→ COLLECTED DATA

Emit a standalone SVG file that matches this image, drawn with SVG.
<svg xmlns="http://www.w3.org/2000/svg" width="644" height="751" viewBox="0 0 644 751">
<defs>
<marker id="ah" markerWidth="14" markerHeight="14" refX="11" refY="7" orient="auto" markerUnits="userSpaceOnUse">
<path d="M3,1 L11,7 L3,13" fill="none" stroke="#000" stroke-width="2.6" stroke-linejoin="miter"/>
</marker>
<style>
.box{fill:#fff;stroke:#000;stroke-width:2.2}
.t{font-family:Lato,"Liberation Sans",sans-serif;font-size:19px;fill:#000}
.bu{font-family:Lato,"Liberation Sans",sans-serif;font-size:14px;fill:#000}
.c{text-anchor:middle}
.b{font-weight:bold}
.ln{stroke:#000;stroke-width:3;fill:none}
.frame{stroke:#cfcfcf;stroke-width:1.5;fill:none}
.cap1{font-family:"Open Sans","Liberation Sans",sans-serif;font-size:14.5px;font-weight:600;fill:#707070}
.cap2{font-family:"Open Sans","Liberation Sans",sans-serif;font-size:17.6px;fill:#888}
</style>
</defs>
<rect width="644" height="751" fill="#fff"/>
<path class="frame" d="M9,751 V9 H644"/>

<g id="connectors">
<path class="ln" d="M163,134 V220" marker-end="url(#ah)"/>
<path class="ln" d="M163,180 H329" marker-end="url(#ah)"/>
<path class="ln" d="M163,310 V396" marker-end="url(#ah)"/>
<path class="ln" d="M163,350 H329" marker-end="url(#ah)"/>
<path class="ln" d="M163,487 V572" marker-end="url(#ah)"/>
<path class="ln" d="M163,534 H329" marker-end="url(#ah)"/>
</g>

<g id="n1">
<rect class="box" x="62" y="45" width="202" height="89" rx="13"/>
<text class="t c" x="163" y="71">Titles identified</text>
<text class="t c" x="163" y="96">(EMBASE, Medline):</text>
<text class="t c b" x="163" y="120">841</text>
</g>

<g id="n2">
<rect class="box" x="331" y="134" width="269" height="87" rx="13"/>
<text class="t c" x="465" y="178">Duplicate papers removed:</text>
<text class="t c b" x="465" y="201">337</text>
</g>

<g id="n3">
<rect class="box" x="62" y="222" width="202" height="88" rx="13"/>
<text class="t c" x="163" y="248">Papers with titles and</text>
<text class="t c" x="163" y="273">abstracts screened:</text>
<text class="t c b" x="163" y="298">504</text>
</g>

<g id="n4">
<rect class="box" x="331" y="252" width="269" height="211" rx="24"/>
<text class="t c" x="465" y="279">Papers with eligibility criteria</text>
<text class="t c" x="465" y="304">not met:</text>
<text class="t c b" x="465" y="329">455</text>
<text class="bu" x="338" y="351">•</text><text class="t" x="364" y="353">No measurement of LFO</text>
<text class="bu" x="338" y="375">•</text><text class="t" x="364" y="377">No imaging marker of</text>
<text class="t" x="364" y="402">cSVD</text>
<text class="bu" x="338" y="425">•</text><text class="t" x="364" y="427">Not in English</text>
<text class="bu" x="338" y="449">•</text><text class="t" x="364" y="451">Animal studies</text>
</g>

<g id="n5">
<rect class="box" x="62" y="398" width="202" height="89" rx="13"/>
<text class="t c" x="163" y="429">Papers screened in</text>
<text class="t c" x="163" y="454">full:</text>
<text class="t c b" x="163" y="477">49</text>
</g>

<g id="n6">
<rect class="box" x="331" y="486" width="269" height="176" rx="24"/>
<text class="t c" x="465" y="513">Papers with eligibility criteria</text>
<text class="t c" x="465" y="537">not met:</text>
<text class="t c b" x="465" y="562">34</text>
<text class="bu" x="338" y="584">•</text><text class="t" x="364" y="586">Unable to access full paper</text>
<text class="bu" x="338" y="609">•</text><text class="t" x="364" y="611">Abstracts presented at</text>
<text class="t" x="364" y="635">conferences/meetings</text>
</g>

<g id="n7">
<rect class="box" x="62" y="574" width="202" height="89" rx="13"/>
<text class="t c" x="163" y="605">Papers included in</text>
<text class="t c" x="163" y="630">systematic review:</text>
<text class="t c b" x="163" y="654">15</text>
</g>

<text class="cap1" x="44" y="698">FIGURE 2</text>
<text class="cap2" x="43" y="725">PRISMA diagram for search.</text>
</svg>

→ WORK REQUIRED
Filter the data for the string "with" and copy every line that has it.

→ WORKED SOLUTION
Emit a standalone SVG file that matches this image, drawn with SVG.
<text class="t c" x="163" y="248">Papers with titles and</text>
<text class="t c" x="465" y="279">Papers with eligibility criteria</text>
<text class="t c" x="465" y="513">Papers with eligibility criteria</text>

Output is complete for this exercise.